We didn’t end up using this for Max mostly because of his behavorial (fear aggression/reactivity) issues, but this method can be very helpful in more severe cases. Neuromuscular electrical stimulation sends gentle electrical signals to muscles, causing them to contract even when the dog cannot do so voluntarily. Particularly useful in the early stages to maintain muscle mass and stimulate nerve pathways.

An electrical toothbrush is a good way of stimulating the nerve endings on the feet and body if you don’t have access to an NMES/TENS machine.

Max’s session breakdown

Over six months, Max completed 28 PT sessions. Here is a summer of how it progressed:

The first three months brought the most dramatic change. By the end of December 2023 (roughly three months in), Max was at approximately 80% recovered. After that, progress became incremental: roughly 5% per month. The 80/20 principle, applied to neurological recovery.

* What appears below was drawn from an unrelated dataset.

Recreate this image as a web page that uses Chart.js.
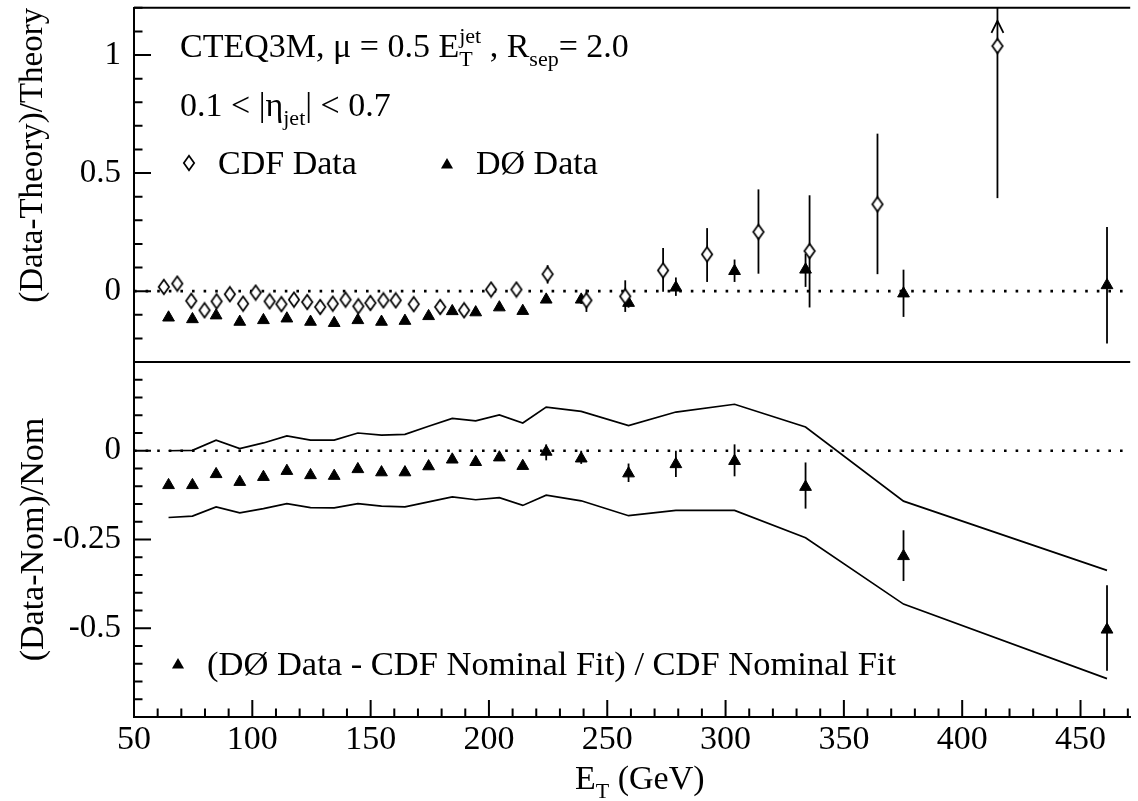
<!DOCTYPE html>
<html>
<head>
<meta charset="utf-8">
<script src="https://cdn.jsdelivr.net/npm/chart.js@4.4.1/dist/chart.umd.min.js"></script>
<style>
  html, body { margin: 0; padding: 0; background: #fff; }
  #wrap { position: relative; width: 1138px; height: 801px; }
  #wrap canvas { position: absolute; left: 0; top: 0; width: 1138px; height: 801px; }
</style>
</head>
<body>
<div id="wrap">
  <canvas id="upper" width="1138" height="801"></canvas>
  <canvas id="lower" width="1138" height="801"></canvas>
</div>
<script>
// CDF points (upper panel)
const cdfEt = [62.6, 68.3, 74.2, 79.8, 84.9, 90.5, 96.1, 101.4, 107.3, 112.3, 117.6, 123.2, 128.7, 134.0, 139.4, 144.8, 149.9, 155.4, 160.6, 168.2, 179.4, 189.5, 200.9, 211.6, 224.8, 241.2, 257.6, 273.6, 292.2, 313.9, 335.5, 364.2, 414.9];
const cdfVal = [0.018, 0.032, -0.041, -0.081, -0.043, -0.013, -0.053, -0.006, -0.043, -0.055, -0.036, -0.046, -0.067, -0.053, -0.036, -0.064, -0.050, -0.039, -0.039, -0.055, -0.067, -0.081, 0.007, 0.007, 0.072, -0.039, -0.022, 0.088, 0.156, 0.251, 0.170, 0.368, 1.038];
const cdfErrDn = [0.01, 0.01, 0.01, 0.01, 0.01, 0.01, 0.01, 0.01, 0.01, 0.01, 0.01, 0.01, 0.01, 0.01, 0.01, 0.01, 0.01, 0.01, 0.01, 0.01, 0.01, 0.01, 0.012, 0.017, 0.040, 0.049, 0.066, 0.091, 0.117, 0.177, 0.239, 0.296, 0.644];
const cdfErrUp = [0.01, 0.01, 0.01, 0.01, 0.01, 0.01, 0.01, 0.01, 0.01, 0.01, 0.01, 0.01, 0.01, 0.01, 0.01, 0.01, 0.01, 0.01, 0.01, 0.01, 0.01, 0.01, 0.012, 0.023, 0.038, 0.046, 0.068, 0.095, 0.111, 0.180, 0.236, 0.299, 0.500];

// DØ points (both panels share the bins)
const d0Et = [64.6, 74.7, 84.7, 94.7, 104.7, 114.6, 124.6, 134.6, 144.6, 154.6, 164.5, 174.5, 184.5, 194.4, 204.4, 214.3, 224.2, 239.0, 259.0, 279.0, 303.8, 333.8, 375.2, 461.2];
const d0Val = [-0.112, -0.119, -0.103, -0.130, -0.123, -0.116, -0.130, -0.135, -0.123, -0.130, -0.126, -0.106, -0.085, -0.090, -0.069, -0.084, -0.036, -0.036, -0.050, 0.015, 0.085, 0.091, -0.010, 0.025];
const d0ErrDn = [0.008, 0.008, 0.008, 0.008, 0.008, 0.008, 0.008, 0.008, 0.008, 0.008, 0.008, 0.008, 0.008, 0.008, 0.008, 0.008, 0.010, 0.018, 0.020, 0.035, 0.046, 0.073, 0.099, 0.247];
const d0ErrUp = [0.008, 0.008, 0.008, 0.008, 0.008, 0.008, 0.008, 0.008, 0.008, 0.008, 0.008, 0.008, 0.008, 0.008, 0.008, 0.008, 0.010, 0.018, 0.020, 0.043, 0.049, 0.068, 0.101, 0.247];

// lower panel: (DØ - CDF nominal fit) / CDF nominal fit, and the band
const nomVal = [-0.097, -0.097, -0.066, -0.088, -0.074, -0.057, -0.069, -0.071, -0.052, -0.061, -0.061, -0.044, -0.025, -0.032, -0.019, -0.043, -0.003, -0.022, -0.064, -0.038, -0.029, -0.102, -0.297, -0.504];
const nomErrDn = [0.008, 0.008, 0.008, 0.008, 0.008, 0.008, 0.008, 0.008, 0.008, 0.008, 0.008, 0.008, 0.008, 0.008, 0.008, 0.008, 0.024, 0.015, 0.024, 0.036, 0.043, 0.061, 0.070, 0.116];
const nomErrUp = [0.008, 0.008, 0.008, 0.008, 0.008, 0.008, 0.008, 0.008, 0.008, 0.008, 0.008, 0.008, 0.008, 0.008, 0.008, 0.008, 0.021, 0.022, 0.028, 0.038, 0.047, 0.069, 0.073, 0.125];
const bandUp = [0.000, 0.001, 0.030, 0.006, 0.022, 0.042, 0.030, 0.030, 0.050, 0.044, 0.046, 0.069, 0.091, 0.084, 0.101, 0.078, 0.123, 0.111, 0.071, 0.109, 0.131, 0.067, -0.142, -0.337];
const bandDown = [-0.188, -0.184, -0.158, -0.175, -0.163, -0.149, -0.160, -0.161, -0.149, -0.156, -0.158, -0.144, -0.130, -0.138, -0.132, -0.154, -0.125, -0.141, -0.183, -0.168, -0.168, -0.245, -0.432, -0.642];

// axes
const xTicks = [50, 100, 150, 200, 250, 300, 350, 400, 450];
const upperTicks = [0, 0.5, 1];
const lowerTicks = [-0.5, -0.25, 0];

const FONT = '"Liberation Serif", "Times New Roman", serif';
const BLACK = "#000";

function pts(xs, ys) {
  return xs.map((x, i) => ({ x: x, y: ys[i] }));
}

// open diamond marker, a bit taller than wide like the original
function makeDiamond() {
  const c = document.createElement("canvas");
  c.width = 14;
  c.height = 18;
  const g = c.getContext("2d");
  g.beginPath();
  g.moveTo(7, 1.8);
  g.lineTo(12.2, 9);
  g.lineTo(7, 16.2);
  g.lineTo(1.8, 9);
  g.closePath();
  g.fillStyle = "#fff";
  g.fill();
  g.lineWidth = 1.7;
  g.strokeStyle = BLACK;
  g.stroke();
  return c;
}
const diamond = makeDiamond();

function drawTriangle(ctx, x, y, r) {
  ctx.beginPath();
  ctx.moveTo(x, y - r);
  ctx.lineTo(x + 0.866 * r, y + 0.5 * r);
  ctx.lineTo(x - 0.866 * r, y + 0.5 * r);
  ctx.closePath();
  ctx.fillStyle = BLACK;
  ctx.fill();
}

// text with sub/superscripts: parts = [text, kind]
function drawRich(ctx, x, y, parts, size) {
  const small = Math.round(size * 0.64);
  ctx.fillStyle = BLACK;
  ctx.textBaseline = "alphabetic";
  ctx.textAlign = "left";
  parts.forEach(([t, k]) => {
    if (k === "sub") {
      ctx.font = small + "px " + FONT;
      ctx.fillText(t, x, y + size * 0.27);
      x += ctx.measureText(t).width;
    } else if (k === "subsup") {
      ctx.font = small + "px " + FONT;
      ctx.fillText(t[0], x, y + size * 0.27);
      ctx.fillText(t[1], x, y - size * 0.42);
      x += Math.max(ctx.measureText(t[0]).width, ctx.measureText(t[1]).width);
    } else {
      ctx.font = size + "px " + FONT;
      ctx.fillText(t, x, y);
      x += ctx.measureText(t).width;
    }
  });
  return x;
}

// vertical error bars, arrow when the bar leaves the frame
const errBars = {
  id: "errBars",
  beforeDatasetsDraw(chart, args, opts) {
    const ctx = chart.ctx;
    const xs = chart.scales.x;
    const ys = chart.scales.y;
    ctx.save();
    ctx.strokeStyle = BLACK;
    ctx.lineWidth = 1.8;
    (opts.sets || []).forEach((s) => {
      s.x.forEach((e, i) => {
        const px = xs.getPixelForValue(e);
        const lo = s.y[i] - s.dn[i];
        const hi = s.y[i] + s.up[i];
        const pLo = ys.getPixelForValue(Math.max(lo, ys.min));
        const pHi = ys.getPixelForValue(Math.min(hi, ys.max));
        ctx.beginPath();
        ctx.moveTo(px, pLo);
        ctx.lineTo(px, pHi);
        ctx.stroke();
        if (hi > ys.max) {
          const top = chart.chartArea.top + 13;
          ctx.beginPath();
          ctx.moveTo(px - 6, top + 12);
          ctx.lineTo(px, top);
          ctx.lineTo(px + 6, top + 12);
          ctx.stroke();
        }
      });
    });
    ctx.restore();
  },
};

// inward tick marks and frame lines
function drawTicks(ctx, scale, minor, major, horizontal, edge) {
  const k0 = Math.ceil(scale.min / minor - 1e-6);
  const k1 = Math.floor(scale.max / minor + 1e-6);
  const ratio = Math.round(major / minor);
  ctx.beginPath();
  for (let k = k0; k <= k1; k++) {
    const v = k * minor;
    const p = scale.getPixelForValue(v);
    const len = k % ratio === 0 ? 17 : 8.5;
    if (horizontal) {
      ctx.moveTo(p, edge);
      ctx.lineTo(p, edge - len);
    } else {
      ctx.moveTo(edge, p);
      ctx.lineTo(edge + len, p);
    }
  }
  ctx.stroke();
}

const frame = {
  id: "frame",
  afterDraw(chart, args, opts) {
    const ctx = chart.ctx;
    const a = chart.chartArea;
    ctx.save();
    ctx.strokeStyle = BLACK;
    ctx.lineWidth = 2;
    ctx.beginPath();
    ctx.moveTo(a.left, a.top);
    ctx.lineTo(a.right, a.top);
    ctx.stroke();
    drawTicks(ctx, chart.scales.y, opts.yMinor, opts.yMajor, false, a.left);
    if (opts.xTicks) {
      drawTicks(ctx, chart.scales.x, 10, 50, true, a.bottom);
    }
    ctx.restore();
  },
};

const upperText = {
  id: "upperText",
  afterDraw(chart) {
    const ctx = chart.ctx;
    ctx.save();
    drawRich(ctx, 180, 57, [
      ["CTEQ3M, μ = 0.5 E", "n"],
      [["T", "jet"], "subsup"],
      [" , R", "n"],
      ["sep", "sub"],
      ["= 2.0", "n"],
    ], 34);
    drawRich(ctx, 180, 116, [
      ["0.1 < |η", "n"],
      ["jet", "sub"],
      ["| < 0.7", "n"],
    ], 34);
    ctx.drawImage(diamond, 189 - 7, 163 - 9);
    drawRich(ctx, 218, 174, [["CDF Data", "n"]], 34);
    drawTriangle(ctx, 447, 165, 7);
    drawRich(ctx, 476, 174, [["DØ Data", "n"]], 34);
    ctx.restore();
  },
};

const lowerText = {
  id: "lowerText",
  afterDraw(chart) {
    const ctx = chart.ctx;
    ctx.save();
    drawTriangle(ctx, 178, 665, 7);
    drawRich(ctx, 207, 675, [["(DØ Data - CDF Nominal Fit) / CDF Nominal Fit", "n"]], 34.5);
    drawRich(ctx, 575, 789, [["E", "n"], ["T", "sub"], [" (GeV)", "n"]], 34);
    ctx.restore();
  },
};

function zeroLine() {
  return {
    type: "line",
    data: [{ x: 50, y: 0 }, { x: 471, y: 0 }],
    borderColor: BLACK,
    borderWidth: 2.6,
    borderDash: [2.6, 9],
    pointRadius: 0,
    showLine: true,
    order: 5,
  };
}

function yAxis(min, max, ticks, title, align, titleSize) {
  return {
    min: min,
    max: max,
    afterFit: (s) => {
      s.width = 134;
      s.paddingTop = 0;
      s.paddingBottom = 0;
    },
    afterBuildTicks: (s) => { s.ticks = ticks.map((v) => ({ value: v })); },
    grid: { display: false, drawTicks: false },
    border: { display: true, color: BLACK, width: 2 },
    ticks: {
      color: BLACK,
      font: { family: FONT, size: 33 },
      padding: 13,
      autoSkip: false,
      callback: (v) => String(v),
    },
    title: {
      display: true,
      text: title,
      align: align,
      color: BLACK,
      font: { family: FONT, size: titleSize },
      padding: { top: 14, bottom: 0 },
    },
  };
}

document.addEventListener("DOMContentLoaded", function () {
  new Chart(document.getElementById("upper"), {
    type: "scatter",
    data: {
      datasets: [
        zeroLine(),
        {
          label: "CDF Data",
          data: pts(cdfEt, cdfVal),
          pointStyle: diamond,
          pointRadius: 6,
          order: 1,
        },
        {
          label: "DØ Data",
          data: pts(d0Et, d0Val),
          pointStyle: "triangle",
          pointRadius: 6.8,
          backgroundColor: BLACK,
          borderColor: BLACK,
          borderWidth: 1,
          order: 2,
        },
      ],
    },
    options: {
      responsive: false,
      animation: false,
      events: [],
      layout: { padding: { top: 7, bottom: 439, left: 0, right: 0 } },
      plugins: {
        legend: { display: false },
        tooltip: { enabled: false },
        errBars: {
          sets: [
            { x: cdfEt, y: cdfVal, dn: cdfErrDn, up: cdfErrUp },
            { x: d0Et, y: d0Val, dn: d0ErrDn, up: d0ErrUp },
          ],
        },
        frame: { yMinor: 0.1, yMajor: 0.5 },
      },
      scales: {
        x: { type: "linear", min: 50, max: 471, display: false },
        y: yAxis(-0.3, 1.2, upperTicks, "(Data-Theory)/Theory", "end", 33),
      },
    },
    plugins: [errBars, frame, upperText],
  });

  new Chart(document.getElementById("lower"), {
    type: "scatter",
    data: {
      datasets: [
        zeroLine(),
        {
          type: "line",
          label: "band up",
          data: pts(d0Et, bandUp),
          borderColor: BLACK,
          borderWidth: 1.7,
          pointRadius: 0,
          tension: 0,
          showLine: true,
          order: 3,
        },
        {
          type: "line",
          label: "band down",
          data: pts(d0Et, bandDown),
          borderColor: BLACK,
          borderWidth: 1.7,
          pointRadius: 0,
          tension: 0,
          showLine: true,
          order: 3,
        },
        {
          label: "(DØ Data - CDF Nominal Fit) / CDF Nominal Fit",
          data: pts(d0Et, nomVal),
          pointStyle: "triangle",
          pointRadius: 6.8,
          backgroundColor: BLACK,
          borderColor: BLACK,
          borderWidth: 1,
          order: 1,
        },
      ],
    },
    options: {
      responsive: false,
      animation: false,
      events: [],
      layout: { padding: { top: 362, bottom: 0, left: 0, right: 0 } },
      plugins: {
        legend: { display: false },
        tooltip: { enabled: false },
        errBars: { sets: [{ x: d0Et, y: nomVal, dn: nomErrDn, up: nomErrUp }] },
        frame: { yMinor: 0.05, yMajor: 0.25, xTicks: true },
      },
      scales: {
        x: {
          type: "linear",
          min: 50,
          max: 471,
          afterFit: (s) => { s.height = 84; },
          afterBuildTicks: (s) => { s.ticks = xTicks.map((v) => ({ value: v })); },
          grid: { display: false, drawTicks: false },
          border: { display: true, color: BLACK, width: 2 },
          ticks: {
            color: BLACK,
            font: { family: FONT, size: 34 },
            padding: 3,
            autoSkip: false,
            maxRotation: 0,
            callback: (v) => String(v),
          },
        },
        y: yAxis(-0.75, 0.25, lowerTicks, "(Data-Nom)/Nom", "center", 34),
      },
    },
    plugins: [errBars, frame, lowerText],
  });
});
</script>
</body>
</html>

Around February, I tried increasing from one session per week to two. It didn’t help. There wasn’t enough recovery time between sessions, and he wasn’t fully utilizing the second one. We went back to once weekly.

There were moments of real frustration. I won’t pretend otherwise. Some days and weeks felt like regression. It would seem like he was improving, but then the following day or week, he would look worse. And then the following week, there would be a new milestone.

The milestones I watched for:

  • Hind paws beginning to flip forward without assistance
  • Standing without full support
  • Puppy bow without collapsing
  • Left leg making better contact with the ground
  • Sitting up in “thank you” pose
  • Hind legs no longer collapsing when his lower back was touched

Though easily overlooked by others, these incremental improvements are the things that kept me going when I was feeling frustrated with Max’s progress.

Frequency: how often should you go?

Most rehab specialists will recommend 1–2 sessions per week in the acute phase, tapering as your dog progresses. Based on my experience, once per week with dedicated home exercise in between seems to be the sweet spot, at least for Max. Your rehab vet will guide you based on your dog’s specific presentation.

Finding a certified canine rehabilitation specialist

Look for a CCRP (Certified Canine Rehabilitation Practitioner) or CCRT (Certified Canine Rehabilitation Therapist). These are the two main credentialing pathways in the US.

If you are in Michigan: I cannot recommend Stephanie at ARC Rehab [arcrehab on Instagram] highly enough. Max arrived growling and biting. She was unfazed. And Stephanie soon became one of his favorite people. Which is saying a lot, because I can count those numbers on one hand, ha.

If you are not near a specialist, telehealth rehab consultations are increasingly available. A remote therapist can evaluate video of your dog walking and design a home program. It is not the same as in-person, but it is significantly better than nothing.


Not medical advice. All information reflects one owner’s personal experience. Consult a licensed veterinary rehabilitation specialist for your dog’s specific situation.